Young Hodge the drummer never knew --
Fresh from his Wessex home --
The meaning of the broad Karoo,
The Bush, the dusty loam,
And why uprose to nightly view
Strange stars amid the gloam.


Yet portion of that unknown plain
Will Hodge for ever be;
His homely Northern breast and brain
Grow to some Southern tree,
And strange-eyed constellations reign
His stars eternally.


From my report, "THOMAS HARDY SPRING WEEKEND IN CORNWALL (March 18-20, 2016)", Thomas Hardy Society Journal.

"Dr Jane Thomas, Reader in 19th and Early 20th Century Literature at the University of Hull, gave an enlightening talk on 'The Meaning of the Broad Karoo: Hardy and the Boer War”.
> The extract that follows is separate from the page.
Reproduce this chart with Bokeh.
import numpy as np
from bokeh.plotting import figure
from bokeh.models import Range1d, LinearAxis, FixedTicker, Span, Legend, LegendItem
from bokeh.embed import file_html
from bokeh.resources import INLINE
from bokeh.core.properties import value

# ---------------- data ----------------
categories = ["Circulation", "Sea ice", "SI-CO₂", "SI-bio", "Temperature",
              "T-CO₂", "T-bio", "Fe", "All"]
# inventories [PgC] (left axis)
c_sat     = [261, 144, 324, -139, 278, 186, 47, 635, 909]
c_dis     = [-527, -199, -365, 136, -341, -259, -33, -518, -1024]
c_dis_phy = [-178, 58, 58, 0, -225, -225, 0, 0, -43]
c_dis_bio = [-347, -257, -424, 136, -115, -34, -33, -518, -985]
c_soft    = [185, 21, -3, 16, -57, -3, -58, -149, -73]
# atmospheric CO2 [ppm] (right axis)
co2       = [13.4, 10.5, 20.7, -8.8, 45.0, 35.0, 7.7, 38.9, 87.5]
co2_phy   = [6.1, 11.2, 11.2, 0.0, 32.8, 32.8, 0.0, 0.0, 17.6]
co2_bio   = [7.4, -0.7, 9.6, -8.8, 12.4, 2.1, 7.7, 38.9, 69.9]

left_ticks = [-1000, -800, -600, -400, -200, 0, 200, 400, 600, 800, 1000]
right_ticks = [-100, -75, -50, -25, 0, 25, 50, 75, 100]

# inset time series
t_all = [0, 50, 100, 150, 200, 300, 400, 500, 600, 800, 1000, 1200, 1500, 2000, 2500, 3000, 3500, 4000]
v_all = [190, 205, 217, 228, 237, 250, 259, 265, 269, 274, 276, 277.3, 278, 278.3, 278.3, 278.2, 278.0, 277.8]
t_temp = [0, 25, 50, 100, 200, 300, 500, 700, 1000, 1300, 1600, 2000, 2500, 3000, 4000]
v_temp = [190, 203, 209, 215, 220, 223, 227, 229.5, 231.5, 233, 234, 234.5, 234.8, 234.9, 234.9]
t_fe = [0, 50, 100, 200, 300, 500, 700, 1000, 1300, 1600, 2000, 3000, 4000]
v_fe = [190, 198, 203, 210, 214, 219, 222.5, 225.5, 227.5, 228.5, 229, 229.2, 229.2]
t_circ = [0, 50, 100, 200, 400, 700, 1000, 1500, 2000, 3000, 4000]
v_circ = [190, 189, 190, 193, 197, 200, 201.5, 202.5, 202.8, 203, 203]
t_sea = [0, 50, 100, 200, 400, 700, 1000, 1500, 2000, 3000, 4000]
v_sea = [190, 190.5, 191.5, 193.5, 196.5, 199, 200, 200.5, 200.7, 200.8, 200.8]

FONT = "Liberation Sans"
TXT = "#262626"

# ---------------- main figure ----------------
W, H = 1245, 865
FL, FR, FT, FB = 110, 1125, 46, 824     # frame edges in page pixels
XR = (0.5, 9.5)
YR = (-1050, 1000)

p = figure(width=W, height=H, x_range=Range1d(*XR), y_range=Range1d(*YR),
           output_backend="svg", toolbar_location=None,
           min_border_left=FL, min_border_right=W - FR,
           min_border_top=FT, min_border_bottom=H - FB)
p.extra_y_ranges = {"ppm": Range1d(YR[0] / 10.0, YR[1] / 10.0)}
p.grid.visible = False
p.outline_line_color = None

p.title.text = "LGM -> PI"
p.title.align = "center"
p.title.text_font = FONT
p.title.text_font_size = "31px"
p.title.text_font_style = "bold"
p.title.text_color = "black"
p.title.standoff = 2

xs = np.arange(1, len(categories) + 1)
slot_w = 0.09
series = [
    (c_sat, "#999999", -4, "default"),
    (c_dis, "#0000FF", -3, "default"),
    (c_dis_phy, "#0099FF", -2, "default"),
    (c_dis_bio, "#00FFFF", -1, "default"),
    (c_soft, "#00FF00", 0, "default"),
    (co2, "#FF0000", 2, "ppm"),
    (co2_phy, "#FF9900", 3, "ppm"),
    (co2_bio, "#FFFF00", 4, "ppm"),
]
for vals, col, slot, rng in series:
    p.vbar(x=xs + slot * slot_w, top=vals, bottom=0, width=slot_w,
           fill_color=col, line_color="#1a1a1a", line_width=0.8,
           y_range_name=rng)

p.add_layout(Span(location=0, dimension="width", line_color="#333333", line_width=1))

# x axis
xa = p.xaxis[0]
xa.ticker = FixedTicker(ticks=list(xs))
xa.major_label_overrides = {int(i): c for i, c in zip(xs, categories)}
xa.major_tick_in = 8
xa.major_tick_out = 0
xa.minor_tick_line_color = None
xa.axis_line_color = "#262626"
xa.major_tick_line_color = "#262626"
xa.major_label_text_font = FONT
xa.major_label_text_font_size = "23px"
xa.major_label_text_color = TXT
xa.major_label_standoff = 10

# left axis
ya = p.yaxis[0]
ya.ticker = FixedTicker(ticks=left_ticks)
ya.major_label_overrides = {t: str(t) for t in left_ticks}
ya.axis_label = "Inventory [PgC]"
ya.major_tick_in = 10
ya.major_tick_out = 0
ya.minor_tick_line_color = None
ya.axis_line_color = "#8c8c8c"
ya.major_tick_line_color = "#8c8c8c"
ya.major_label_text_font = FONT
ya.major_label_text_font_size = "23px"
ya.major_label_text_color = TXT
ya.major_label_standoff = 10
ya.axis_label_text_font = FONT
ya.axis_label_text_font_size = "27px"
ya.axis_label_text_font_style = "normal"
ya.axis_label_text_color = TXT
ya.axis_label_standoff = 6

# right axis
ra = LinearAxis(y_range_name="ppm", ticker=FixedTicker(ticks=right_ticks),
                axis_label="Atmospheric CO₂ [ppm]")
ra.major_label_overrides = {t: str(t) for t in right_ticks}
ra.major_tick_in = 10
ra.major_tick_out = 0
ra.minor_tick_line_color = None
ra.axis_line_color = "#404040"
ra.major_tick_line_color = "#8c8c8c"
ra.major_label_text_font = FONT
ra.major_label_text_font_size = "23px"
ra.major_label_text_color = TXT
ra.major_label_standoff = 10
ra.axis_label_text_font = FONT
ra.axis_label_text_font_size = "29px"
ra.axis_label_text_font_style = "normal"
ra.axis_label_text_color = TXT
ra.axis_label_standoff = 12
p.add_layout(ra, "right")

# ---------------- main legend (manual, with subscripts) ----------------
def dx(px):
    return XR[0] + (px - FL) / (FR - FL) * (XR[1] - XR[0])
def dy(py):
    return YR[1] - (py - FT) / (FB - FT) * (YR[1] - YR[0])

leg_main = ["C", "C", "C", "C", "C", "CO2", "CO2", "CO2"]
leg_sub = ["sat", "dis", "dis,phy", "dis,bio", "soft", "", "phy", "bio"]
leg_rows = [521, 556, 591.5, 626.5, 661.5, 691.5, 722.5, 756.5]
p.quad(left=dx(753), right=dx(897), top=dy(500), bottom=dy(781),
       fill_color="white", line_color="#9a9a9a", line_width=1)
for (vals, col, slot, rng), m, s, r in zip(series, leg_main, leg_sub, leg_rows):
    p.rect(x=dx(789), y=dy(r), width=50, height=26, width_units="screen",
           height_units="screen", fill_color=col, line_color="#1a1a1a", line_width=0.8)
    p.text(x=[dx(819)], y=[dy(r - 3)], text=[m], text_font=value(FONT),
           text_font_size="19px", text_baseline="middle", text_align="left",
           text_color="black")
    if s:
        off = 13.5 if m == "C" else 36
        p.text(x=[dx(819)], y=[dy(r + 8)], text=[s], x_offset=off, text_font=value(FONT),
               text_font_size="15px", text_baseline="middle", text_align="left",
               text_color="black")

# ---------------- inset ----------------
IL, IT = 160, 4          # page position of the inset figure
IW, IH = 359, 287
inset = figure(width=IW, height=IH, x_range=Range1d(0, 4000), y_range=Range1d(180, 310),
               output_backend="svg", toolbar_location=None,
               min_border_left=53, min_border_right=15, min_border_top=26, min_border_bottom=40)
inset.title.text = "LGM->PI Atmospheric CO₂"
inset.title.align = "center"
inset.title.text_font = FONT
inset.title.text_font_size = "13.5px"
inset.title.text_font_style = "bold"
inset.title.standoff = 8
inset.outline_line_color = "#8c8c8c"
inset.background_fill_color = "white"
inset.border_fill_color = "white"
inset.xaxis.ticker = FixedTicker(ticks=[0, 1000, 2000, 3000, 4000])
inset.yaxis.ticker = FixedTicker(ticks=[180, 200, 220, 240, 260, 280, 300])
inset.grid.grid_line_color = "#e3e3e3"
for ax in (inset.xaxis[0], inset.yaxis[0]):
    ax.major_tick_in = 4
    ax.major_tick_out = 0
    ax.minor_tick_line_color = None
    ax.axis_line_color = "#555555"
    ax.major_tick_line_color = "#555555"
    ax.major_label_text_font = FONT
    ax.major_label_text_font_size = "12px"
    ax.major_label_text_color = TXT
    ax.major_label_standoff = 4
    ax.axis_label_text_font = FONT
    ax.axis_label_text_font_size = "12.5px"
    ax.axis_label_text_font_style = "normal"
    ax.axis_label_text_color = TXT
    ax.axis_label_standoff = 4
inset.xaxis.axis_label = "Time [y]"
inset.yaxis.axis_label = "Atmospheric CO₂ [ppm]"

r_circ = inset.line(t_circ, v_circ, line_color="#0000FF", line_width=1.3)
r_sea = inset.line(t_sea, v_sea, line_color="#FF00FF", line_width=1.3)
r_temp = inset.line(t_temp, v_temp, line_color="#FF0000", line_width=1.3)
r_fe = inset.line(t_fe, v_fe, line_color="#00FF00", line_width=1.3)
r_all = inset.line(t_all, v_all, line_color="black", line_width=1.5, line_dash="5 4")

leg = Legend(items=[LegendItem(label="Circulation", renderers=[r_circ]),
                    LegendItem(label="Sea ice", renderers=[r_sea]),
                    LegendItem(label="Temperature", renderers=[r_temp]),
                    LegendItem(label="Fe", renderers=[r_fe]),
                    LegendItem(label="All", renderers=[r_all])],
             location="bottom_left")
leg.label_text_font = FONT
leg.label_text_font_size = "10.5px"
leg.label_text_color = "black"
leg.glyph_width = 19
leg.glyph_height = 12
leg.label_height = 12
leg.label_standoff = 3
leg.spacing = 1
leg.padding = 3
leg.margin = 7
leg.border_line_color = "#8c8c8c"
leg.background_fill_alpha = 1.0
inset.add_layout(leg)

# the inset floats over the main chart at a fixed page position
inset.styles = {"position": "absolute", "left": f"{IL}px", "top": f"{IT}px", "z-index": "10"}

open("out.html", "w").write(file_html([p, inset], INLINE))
I had never studied the Boer War poems as a group or narrative, and Dr Thomas guided us through Hardy’s changing and contradictory attitudes to war, from belligerent, martial, patriotic jingoism (the militaristic mood being associated with his interest in embarkation, as well as strategy and tactics) to anti-materialistic pacifism and the simple humanitarian profundity of the poem Drummer Hodge, and Hardy’s feelings, especially after he started reading about the casualties amongst the young country boys called up to fight, some of whom would have been known to him.

Was Hardy trying at different times to adopt the role of a public War Poet or of a disillusioned Bardic protest-poet when dealing with the Boer Wars, the Franco-Prussian and Napoleonic wars and the ‘mechanised horror’ of the First World War?

Dr. Thomas paid special attention to Drummer Hodge (a ‘work of genius’, the ‘closest thing to perfection’ she had ever read), and The Darkling Thrush".